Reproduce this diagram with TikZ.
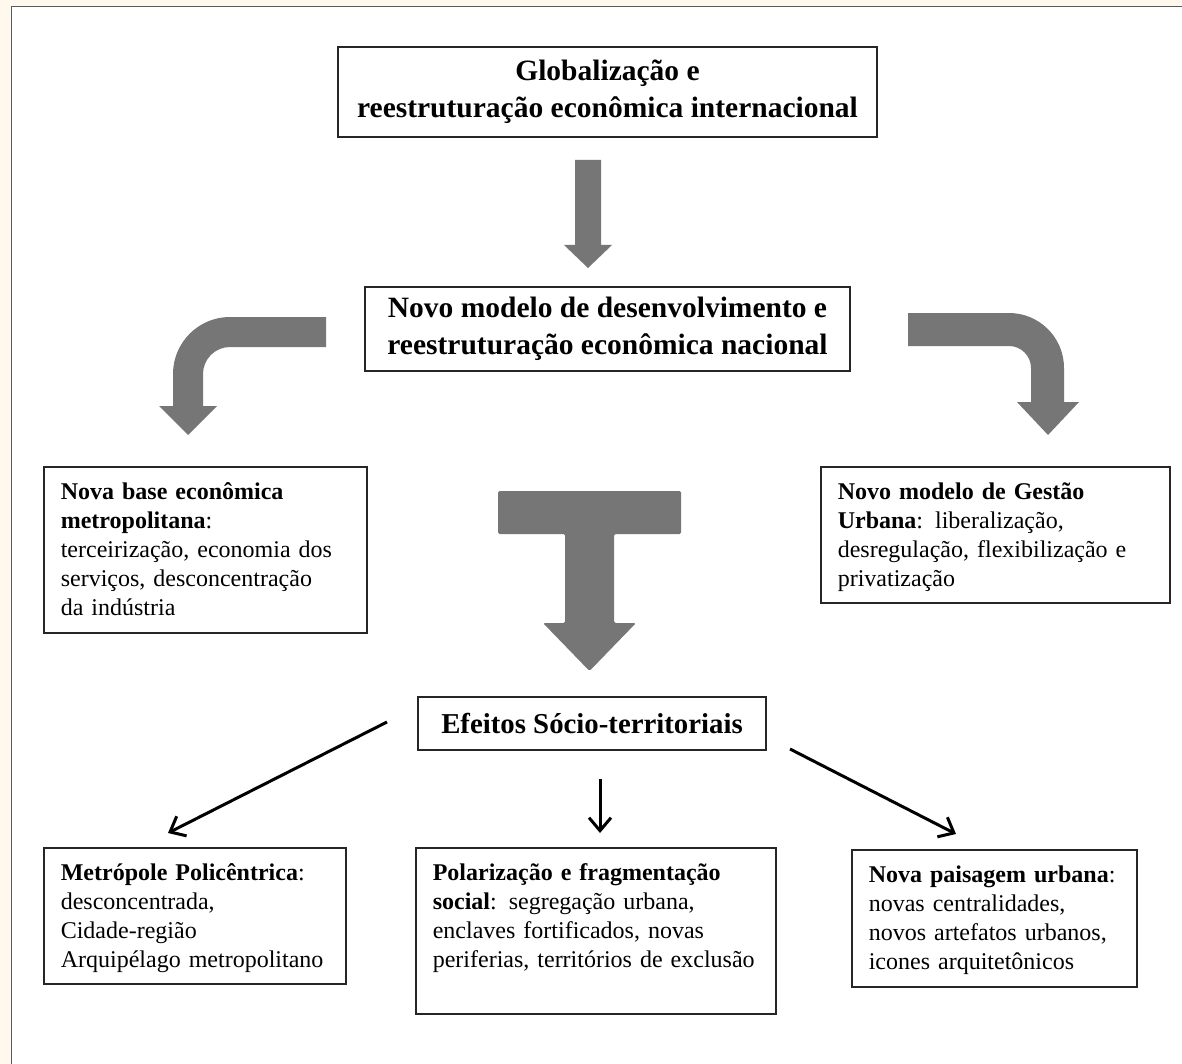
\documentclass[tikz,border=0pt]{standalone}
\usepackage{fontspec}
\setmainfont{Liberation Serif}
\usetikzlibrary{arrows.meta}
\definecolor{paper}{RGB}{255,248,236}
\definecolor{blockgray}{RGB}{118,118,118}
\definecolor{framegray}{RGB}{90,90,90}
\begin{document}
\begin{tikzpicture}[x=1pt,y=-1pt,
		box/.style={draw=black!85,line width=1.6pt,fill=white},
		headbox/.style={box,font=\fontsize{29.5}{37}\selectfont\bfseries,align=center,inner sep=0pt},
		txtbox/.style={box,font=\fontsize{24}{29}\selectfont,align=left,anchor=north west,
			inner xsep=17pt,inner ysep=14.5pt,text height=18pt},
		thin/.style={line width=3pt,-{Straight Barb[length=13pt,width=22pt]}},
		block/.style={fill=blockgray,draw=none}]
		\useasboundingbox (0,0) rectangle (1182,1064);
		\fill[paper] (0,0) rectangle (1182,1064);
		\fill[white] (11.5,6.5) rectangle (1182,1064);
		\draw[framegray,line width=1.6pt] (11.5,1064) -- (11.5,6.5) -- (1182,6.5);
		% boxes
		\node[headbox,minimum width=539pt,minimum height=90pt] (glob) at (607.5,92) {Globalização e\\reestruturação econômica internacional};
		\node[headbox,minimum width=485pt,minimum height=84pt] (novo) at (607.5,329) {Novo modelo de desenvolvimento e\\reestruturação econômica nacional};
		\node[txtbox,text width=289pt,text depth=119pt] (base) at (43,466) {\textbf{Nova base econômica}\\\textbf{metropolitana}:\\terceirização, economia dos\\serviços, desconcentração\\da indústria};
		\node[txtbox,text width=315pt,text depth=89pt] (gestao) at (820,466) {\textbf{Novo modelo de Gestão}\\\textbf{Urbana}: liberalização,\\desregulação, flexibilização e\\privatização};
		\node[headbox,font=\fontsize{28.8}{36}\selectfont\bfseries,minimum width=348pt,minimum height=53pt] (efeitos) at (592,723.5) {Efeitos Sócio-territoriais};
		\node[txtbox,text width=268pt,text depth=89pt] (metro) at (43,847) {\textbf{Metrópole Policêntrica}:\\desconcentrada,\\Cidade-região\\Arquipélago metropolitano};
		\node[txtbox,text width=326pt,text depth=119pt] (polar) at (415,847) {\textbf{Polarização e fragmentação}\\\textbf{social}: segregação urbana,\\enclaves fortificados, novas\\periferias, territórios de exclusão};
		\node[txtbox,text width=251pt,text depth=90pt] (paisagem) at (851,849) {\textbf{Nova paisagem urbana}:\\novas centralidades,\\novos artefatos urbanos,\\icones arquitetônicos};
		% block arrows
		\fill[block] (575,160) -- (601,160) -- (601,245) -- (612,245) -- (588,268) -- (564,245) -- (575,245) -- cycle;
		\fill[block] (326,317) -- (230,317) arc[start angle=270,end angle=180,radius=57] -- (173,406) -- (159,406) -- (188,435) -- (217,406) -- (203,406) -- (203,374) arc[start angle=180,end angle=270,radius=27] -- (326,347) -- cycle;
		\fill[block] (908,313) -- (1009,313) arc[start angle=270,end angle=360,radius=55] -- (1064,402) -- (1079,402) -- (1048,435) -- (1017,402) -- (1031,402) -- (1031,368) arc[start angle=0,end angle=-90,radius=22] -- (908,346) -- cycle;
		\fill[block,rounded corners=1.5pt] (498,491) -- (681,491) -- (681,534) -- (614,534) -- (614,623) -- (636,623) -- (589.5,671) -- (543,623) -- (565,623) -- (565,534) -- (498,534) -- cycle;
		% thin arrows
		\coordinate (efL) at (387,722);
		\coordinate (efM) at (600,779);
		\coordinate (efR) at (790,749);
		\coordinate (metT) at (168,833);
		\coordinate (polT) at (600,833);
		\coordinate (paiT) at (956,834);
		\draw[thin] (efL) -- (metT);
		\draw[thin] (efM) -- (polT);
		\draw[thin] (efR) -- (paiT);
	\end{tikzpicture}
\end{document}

» Goal: All of the lines above should be retyped precisely, apart from the pictures.

» Written answer:
Reproduce this diagram with TikZ.
\documentclass[tikz,border=0pt]{standalone}
\usepackage{fontspec}
\setmainfont{Liberation Serif}
\usetikzlibrary{arrows.meta}
\definecolor{paper}{RGB}{255,248,236}
\definecolor{blockgray}{RGB}{118,118,118}
\definecolor{framegray}{RGB}{90,90,90}
\begin{document}
\begin{tikzpicture}[x=1pt,y=-1pt,
		box/.style={draw=black!85,line width=1.6pt,fill=white},
		headbox/.style={box,font=\fontsize{29.5}{37}\selectfont\bfseries,align=center,inner sep=0pt},
		txtbox/.style={box,font=\fontsize{24}{29}\selectfont,align=left,anchor=north west,
			inner xsep=17pt,inner ysep=14.5pt,text height=18pt},
		thin/.style={line width=3pt,-{Straight Barb[length=13pt,width=22pt]}},
		block/.style={fill=blockgray,draw=none}]
		\useasboundingbox (0,0) rectangle (1182,1064);
		\fill[paper] (0,0) rectangle (1182,1064);
		\fill[white] (11.5,6.5) rectangle (1182,1064);
		\draw[framegray,line width=1.6pt] (11.5,1064) -- (11.5,6.5) -- (1182,6.5);
		% boxes
		\node[headbox,minimum width=539pt,minimum height=90pt] (glob) at (607.5,92) {Globalização e\\reestruturação econômica internacional};
		\node[headbox,minimum width=485pt,minimum height=84pt] (novo) at (607.5,329) {Novo modelo de desenvolvimento e\\reestruturação econômica nacional};
		\node[txtbox,text width=289pt,text depth=119pt] (base) at (43,466) {\textbf{Nova base econômica}\\\textbf{metropolitana}:\\terceirização, economia dos\\serviços, desconcentração\\da indústria};
		\node[txtbox,text width=315pt,text depth=89pt] (gestao) at (820,466) {\textbf{Novo modelo de Gestão}\\\textbf{Urbana}: liberalização,\\desregulação, flexibilização e\\privatização};
		\node[headbox,font=\fontsize{28.8}{36}\selectfont\bfseries,minimum width=348pt,minimum height=53pt] (efeitos) at (592,723.5) {Efeitos Sócio-territoriais};
		\node[txtbox,text width=268pt,text depth=89pt] (metro) at (43,847) {\textbf{Metrópole Policêntrica}:\\desconcentrada,\\Cidade-região\\Arquipélago metropolitano};
		\node[txtbox,text width=326pt,text depth=119pt] (polar) at (415,847) {\textbf{Polarização e fragmentação}\\\textbf{social}: segregação urbana,\\enclaves fortificados, novas\\periferias, territórios de exclusão};
		\node[txtbox,text width=251pt,text depth=90pt] (paisagem) at (851,849) {\textbf{Nova paisagem urbana}:\\novas centralidades,\\novos artefatos urbanos,\\icones arquitetônicos};
		% block arrows
		\fill[block] (575,160) -- (601,160) -- (601,245) -- (612,245) -- (588,268) -- (564,245) -- (575,245) -- cycle;
		\fill[block] (326,317) -- (230,317) arc[start angle=270,end angle=180,radius=57] -- (173,406) -- (159,406) -- (188,435) -- (217,406) -- (203,406) -- (203,374) arc[start angle=180,end angle=270,radius=27] -- (326,347) -- cycle;
		\fill[block] (908,313) -- (1009,313) arc[start angle=270,end angle=360,radius=55] -- (1064,402) -- (1079,402) -- (1048,435) -- (1017,402) -- (1031,402) -- (1031,368) arc[start angle=0,end angle=-90,radius=22] -- (908,346) -- cycle;
		\fill[block,rounded corners=1.5pt] (498,491) -- (681,491) -- (681,534) -- (614,534) -- (614,623) -- (636,623) -- (589.5,671) -- (543,623) -- (565,623) -- (565,534) -- (498,534) -- cycle;
		% thin arrows
		\coordinate (efL) at (387,722);
		\coordinate (efM) at (600,779);
		\coordinate (efR) at (790,749);
		\coordinate (metT) at (168,833);
		\coordinate (polT) at (600,833);
		\coordinate (paiT) at (956,834);
		\draw[thin] (efL) -- (metT);
		\draw[thin] (efM) -- (polT);
		\draw[thin] (efR) -- (paiT);
	\end{tikzpicture}
\end{document}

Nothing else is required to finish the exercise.